━━━━━ Material for the task

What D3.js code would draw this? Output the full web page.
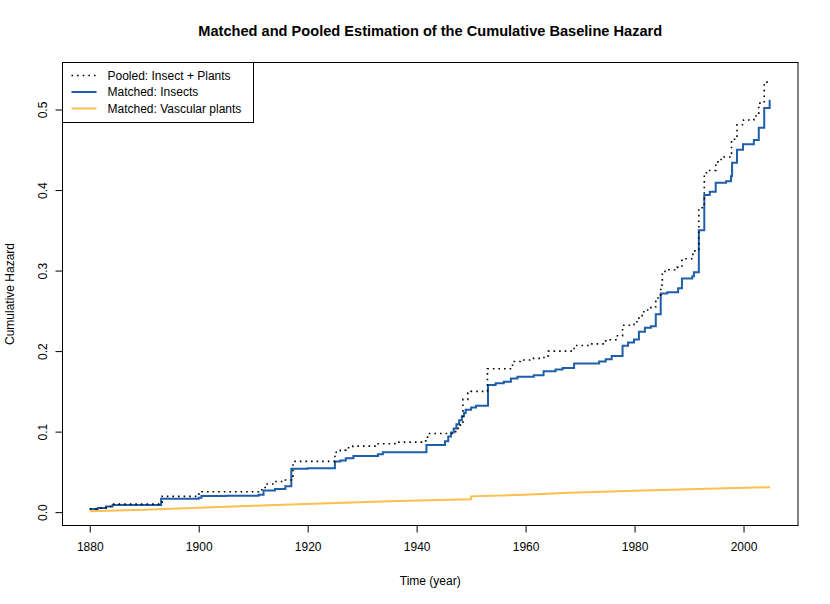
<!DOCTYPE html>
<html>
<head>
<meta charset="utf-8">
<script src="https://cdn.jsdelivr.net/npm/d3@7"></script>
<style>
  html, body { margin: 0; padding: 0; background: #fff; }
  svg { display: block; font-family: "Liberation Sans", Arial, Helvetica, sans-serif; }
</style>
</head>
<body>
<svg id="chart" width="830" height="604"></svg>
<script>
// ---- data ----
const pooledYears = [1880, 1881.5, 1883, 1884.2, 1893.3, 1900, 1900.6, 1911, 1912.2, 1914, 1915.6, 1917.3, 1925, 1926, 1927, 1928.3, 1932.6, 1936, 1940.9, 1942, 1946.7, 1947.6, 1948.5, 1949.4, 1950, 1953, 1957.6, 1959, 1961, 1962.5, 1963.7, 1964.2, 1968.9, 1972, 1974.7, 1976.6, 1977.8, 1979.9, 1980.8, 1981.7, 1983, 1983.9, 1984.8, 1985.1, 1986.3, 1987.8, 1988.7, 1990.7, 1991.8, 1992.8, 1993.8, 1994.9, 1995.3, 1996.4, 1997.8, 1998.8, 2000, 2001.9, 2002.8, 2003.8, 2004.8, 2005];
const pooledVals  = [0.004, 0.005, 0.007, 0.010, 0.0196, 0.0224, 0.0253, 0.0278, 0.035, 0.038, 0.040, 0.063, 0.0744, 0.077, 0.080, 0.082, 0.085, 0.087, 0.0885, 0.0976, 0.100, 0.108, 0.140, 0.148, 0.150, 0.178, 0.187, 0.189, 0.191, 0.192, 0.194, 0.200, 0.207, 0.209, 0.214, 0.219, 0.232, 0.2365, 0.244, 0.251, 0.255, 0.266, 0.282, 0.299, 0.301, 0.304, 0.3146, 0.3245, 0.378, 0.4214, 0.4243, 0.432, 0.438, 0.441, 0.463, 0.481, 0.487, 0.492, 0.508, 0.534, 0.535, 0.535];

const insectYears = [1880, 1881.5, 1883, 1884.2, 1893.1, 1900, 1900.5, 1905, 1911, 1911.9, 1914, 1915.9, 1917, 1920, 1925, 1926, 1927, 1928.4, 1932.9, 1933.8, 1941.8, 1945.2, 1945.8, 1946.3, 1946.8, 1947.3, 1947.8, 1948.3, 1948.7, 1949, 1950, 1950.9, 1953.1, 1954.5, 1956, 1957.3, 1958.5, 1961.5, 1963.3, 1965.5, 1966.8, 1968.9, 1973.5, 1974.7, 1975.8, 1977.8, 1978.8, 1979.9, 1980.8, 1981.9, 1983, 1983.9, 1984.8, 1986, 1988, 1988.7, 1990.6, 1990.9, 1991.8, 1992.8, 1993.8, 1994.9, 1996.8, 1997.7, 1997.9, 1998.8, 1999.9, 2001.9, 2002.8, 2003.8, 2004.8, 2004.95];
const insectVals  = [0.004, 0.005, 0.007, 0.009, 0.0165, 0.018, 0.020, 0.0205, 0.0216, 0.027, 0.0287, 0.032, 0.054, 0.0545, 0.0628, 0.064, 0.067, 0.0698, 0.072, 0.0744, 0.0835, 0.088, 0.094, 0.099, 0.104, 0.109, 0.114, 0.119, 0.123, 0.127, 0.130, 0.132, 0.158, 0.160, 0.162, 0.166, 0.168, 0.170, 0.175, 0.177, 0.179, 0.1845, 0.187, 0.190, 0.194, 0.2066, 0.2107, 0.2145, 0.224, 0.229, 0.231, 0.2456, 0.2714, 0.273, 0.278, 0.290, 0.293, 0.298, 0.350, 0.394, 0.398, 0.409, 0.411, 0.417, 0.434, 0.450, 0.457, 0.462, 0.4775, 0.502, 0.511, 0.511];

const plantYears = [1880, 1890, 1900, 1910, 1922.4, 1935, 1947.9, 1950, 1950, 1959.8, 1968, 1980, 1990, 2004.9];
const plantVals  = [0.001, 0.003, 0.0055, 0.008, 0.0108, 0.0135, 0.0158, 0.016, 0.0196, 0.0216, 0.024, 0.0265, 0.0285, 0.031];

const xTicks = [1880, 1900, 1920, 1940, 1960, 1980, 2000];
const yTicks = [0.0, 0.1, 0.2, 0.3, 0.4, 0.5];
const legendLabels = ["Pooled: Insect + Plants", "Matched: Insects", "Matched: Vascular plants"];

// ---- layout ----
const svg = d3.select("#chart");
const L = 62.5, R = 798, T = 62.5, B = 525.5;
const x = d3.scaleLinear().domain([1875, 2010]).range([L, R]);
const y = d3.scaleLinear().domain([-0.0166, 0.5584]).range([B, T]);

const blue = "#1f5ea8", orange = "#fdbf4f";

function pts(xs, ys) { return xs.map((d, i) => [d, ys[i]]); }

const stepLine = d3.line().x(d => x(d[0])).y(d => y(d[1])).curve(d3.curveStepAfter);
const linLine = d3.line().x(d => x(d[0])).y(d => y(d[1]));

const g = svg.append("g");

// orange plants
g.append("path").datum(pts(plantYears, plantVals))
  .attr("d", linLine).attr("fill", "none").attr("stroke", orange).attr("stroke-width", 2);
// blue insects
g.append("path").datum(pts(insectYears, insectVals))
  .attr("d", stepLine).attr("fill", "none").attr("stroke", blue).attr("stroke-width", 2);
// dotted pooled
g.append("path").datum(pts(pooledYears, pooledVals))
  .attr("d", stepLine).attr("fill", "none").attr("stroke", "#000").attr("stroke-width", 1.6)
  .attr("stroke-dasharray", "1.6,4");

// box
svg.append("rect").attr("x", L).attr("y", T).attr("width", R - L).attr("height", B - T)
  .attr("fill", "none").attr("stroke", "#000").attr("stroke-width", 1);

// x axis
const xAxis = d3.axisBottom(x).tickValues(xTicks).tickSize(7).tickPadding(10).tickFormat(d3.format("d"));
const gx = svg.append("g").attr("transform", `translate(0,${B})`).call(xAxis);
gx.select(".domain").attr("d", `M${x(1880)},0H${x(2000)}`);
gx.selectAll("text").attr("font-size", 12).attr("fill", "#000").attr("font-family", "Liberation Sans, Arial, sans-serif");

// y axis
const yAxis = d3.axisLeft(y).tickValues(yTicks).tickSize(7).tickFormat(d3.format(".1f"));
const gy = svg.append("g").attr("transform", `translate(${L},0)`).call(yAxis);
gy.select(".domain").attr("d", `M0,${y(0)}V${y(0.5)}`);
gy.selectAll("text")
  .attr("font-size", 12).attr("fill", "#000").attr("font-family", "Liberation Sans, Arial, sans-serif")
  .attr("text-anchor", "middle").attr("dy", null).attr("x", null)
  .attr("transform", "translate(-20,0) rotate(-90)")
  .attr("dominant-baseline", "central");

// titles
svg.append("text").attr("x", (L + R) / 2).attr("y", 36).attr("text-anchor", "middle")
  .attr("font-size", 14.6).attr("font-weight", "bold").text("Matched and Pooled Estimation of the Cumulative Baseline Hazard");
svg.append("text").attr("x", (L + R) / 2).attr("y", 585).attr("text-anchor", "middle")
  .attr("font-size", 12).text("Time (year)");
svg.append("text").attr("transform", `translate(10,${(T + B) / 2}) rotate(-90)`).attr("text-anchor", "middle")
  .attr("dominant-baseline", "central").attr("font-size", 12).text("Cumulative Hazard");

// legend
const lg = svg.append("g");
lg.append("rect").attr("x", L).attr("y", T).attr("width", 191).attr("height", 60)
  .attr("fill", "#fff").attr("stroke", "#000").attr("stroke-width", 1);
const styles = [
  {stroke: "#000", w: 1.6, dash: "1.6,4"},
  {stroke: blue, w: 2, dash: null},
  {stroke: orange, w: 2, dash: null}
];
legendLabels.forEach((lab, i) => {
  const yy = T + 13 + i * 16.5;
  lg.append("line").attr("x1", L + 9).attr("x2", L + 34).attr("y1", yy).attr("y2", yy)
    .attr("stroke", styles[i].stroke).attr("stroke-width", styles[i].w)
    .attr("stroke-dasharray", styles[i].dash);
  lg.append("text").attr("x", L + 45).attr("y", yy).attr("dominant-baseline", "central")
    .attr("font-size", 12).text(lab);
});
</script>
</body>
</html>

━━━━━━━━━━
━━━━━ Material for the task

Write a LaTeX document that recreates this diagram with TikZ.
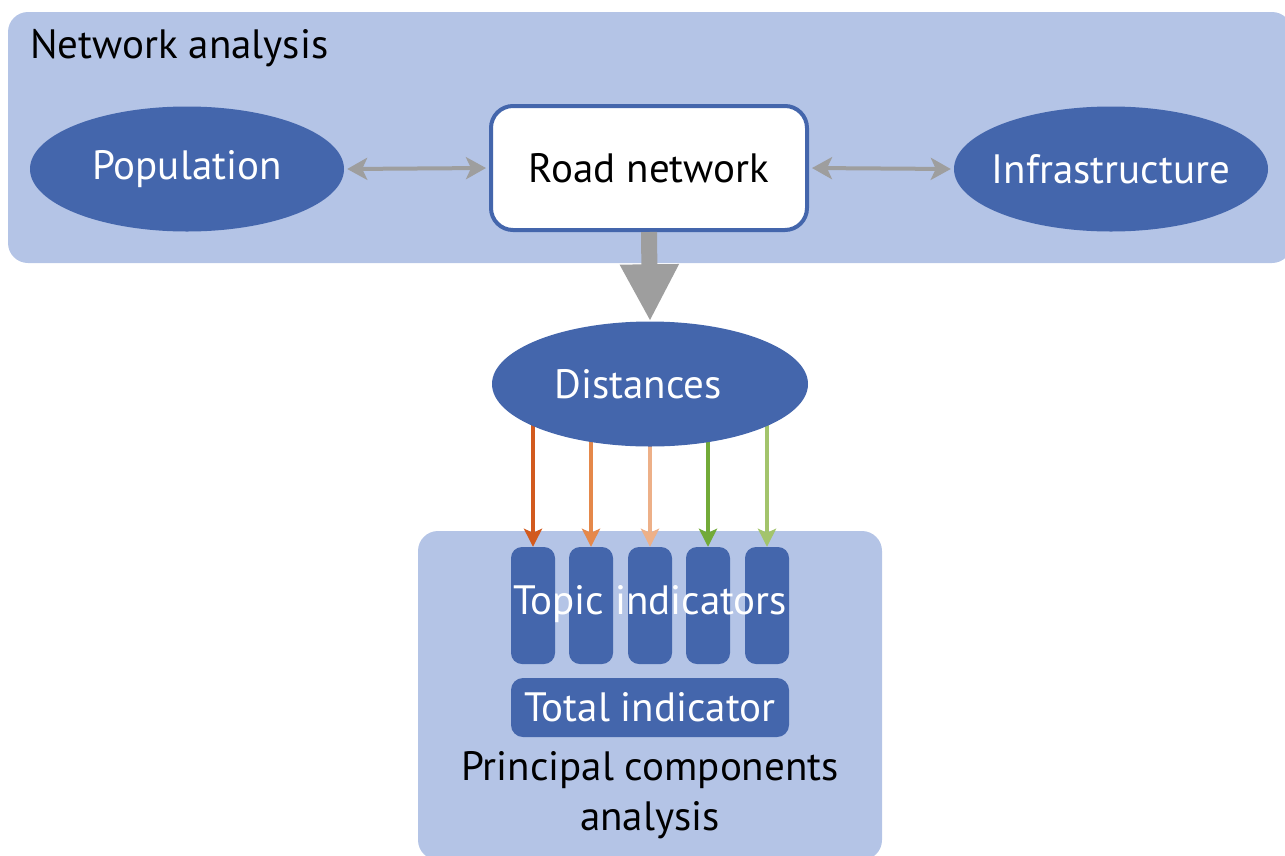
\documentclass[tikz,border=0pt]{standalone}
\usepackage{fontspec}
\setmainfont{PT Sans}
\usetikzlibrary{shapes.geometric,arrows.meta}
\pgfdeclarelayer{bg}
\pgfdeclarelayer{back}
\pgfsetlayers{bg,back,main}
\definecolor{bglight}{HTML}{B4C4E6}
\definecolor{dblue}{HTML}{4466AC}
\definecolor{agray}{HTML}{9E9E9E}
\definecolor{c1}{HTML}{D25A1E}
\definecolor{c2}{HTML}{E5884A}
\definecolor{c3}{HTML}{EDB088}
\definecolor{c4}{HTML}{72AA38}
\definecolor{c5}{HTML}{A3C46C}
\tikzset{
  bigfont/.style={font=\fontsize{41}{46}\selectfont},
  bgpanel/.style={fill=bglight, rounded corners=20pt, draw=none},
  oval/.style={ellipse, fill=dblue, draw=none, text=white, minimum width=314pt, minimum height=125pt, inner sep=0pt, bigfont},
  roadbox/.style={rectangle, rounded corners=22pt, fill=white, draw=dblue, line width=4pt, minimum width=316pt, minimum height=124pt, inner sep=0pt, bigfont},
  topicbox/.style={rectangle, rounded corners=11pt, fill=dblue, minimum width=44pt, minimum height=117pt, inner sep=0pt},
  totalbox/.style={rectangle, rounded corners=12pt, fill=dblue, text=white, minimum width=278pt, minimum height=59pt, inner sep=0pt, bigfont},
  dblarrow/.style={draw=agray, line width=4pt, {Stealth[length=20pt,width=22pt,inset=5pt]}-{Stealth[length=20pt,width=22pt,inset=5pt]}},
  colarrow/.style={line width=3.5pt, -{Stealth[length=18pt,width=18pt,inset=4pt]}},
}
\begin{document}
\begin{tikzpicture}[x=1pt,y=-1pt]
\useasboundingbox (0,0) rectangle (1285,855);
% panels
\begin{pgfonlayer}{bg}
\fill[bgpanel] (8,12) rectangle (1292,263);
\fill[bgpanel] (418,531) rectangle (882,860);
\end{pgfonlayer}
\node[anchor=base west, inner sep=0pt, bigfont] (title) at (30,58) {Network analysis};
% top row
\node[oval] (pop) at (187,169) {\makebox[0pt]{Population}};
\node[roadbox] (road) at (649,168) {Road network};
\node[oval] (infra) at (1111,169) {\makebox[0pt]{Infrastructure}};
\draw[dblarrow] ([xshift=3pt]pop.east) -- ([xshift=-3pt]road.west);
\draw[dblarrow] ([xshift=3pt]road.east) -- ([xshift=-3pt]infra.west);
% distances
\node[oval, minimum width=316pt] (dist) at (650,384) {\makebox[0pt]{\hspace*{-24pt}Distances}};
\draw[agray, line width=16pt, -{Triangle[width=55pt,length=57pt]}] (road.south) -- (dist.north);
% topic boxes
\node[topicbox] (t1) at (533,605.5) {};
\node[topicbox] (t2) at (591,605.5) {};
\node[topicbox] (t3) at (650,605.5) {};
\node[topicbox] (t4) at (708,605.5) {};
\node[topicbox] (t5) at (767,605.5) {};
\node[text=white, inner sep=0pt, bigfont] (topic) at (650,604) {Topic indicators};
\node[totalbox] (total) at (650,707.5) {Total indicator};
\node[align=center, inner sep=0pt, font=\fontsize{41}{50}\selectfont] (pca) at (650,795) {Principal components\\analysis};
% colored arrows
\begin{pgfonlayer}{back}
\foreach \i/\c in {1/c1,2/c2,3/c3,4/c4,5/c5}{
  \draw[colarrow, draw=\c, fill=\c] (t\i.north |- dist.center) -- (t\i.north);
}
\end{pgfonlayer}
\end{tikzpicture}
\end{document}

━━━━━━━━━━

Look above for the line with "What D3.js code" and the line with "0.534, 0.535, 0.535];"; set down those two lines and all lines between them exactly, without pictures and without anything else.

What D3.js code would draw this? Output the full web page.
<!DOCTYPE html>
<html>
<head>
<meta charset="utf-8">
<script src="https://cdn.jsdelivr.net/npm/d3@7"></script>
<style>
  html, body { margin: 0; padding: 0; background: #fff; }
  svg { display: block; font-family: "Liberation Sans", Arial, Helvetica, sans-serif; }
</style>
</head>
<body>
<svg id="chart" width="830" height="604"></svg>
<script>
// ---- data ----
const pooledYears = [1880, 1881.5, 1883, 1884.2, 1893.3, 1900, 1900.6, 1911, 1912.2, 1914, 1915.6, 1917.3, 1925, 1926, 1927, 1928.3, 1932.6, 1936, 1940.9, 1942, 1946.7, 1947.6, 1948.5, 1949.4, 1950, 1953, 1957.6, 1959, 1961, 1962.5, 1963.7, 1964.2, 1968.9, 1972, 1974.7, 1976.6, 1977.8, 1979.9, 1980.8, 1981.7, 1983, 1983.9, 1984.8, 1985.1, 1986.3, 1987.8, 1988.7, 1990.7, 1991.8, 1992.8, 1993.8, 1994.9, 1995.3, 1996.4, 1997.8, 1998.8, 2000, 2001.9, 2002.8, 2003.8, 2004.8, 2005];
const pooledVals  = [0.004, 0.005, 0.007, 0.010, 0.0196, 0.0224, 0.0253, 0.0278, 0.035, 0.038, 0.040, 0.063, 0.0744, 0.077, 0.080, 0.082, 0.085, 0.087, 0.0885, 0.0976, 0.100, 0.108, 0.140, 0.148, 0.150, 0.178, 0.187, 0.189, 0.191, 0.192, 0.194, 0.200, 0.207, 0.209, 0.214, 0.219, 0.232, 0.2365, 0.244, 0.251, 0.255, 0.266, 0.282, 0.299, 0.301, 0.304, 0.3146, 0.3245, 0.378, 0.4214, 0.4243, 0.432, 0.438, 0.441, 0.463, 0.481, 0.487, 0.492, 0.508, 0.534, 0.535, 0.535];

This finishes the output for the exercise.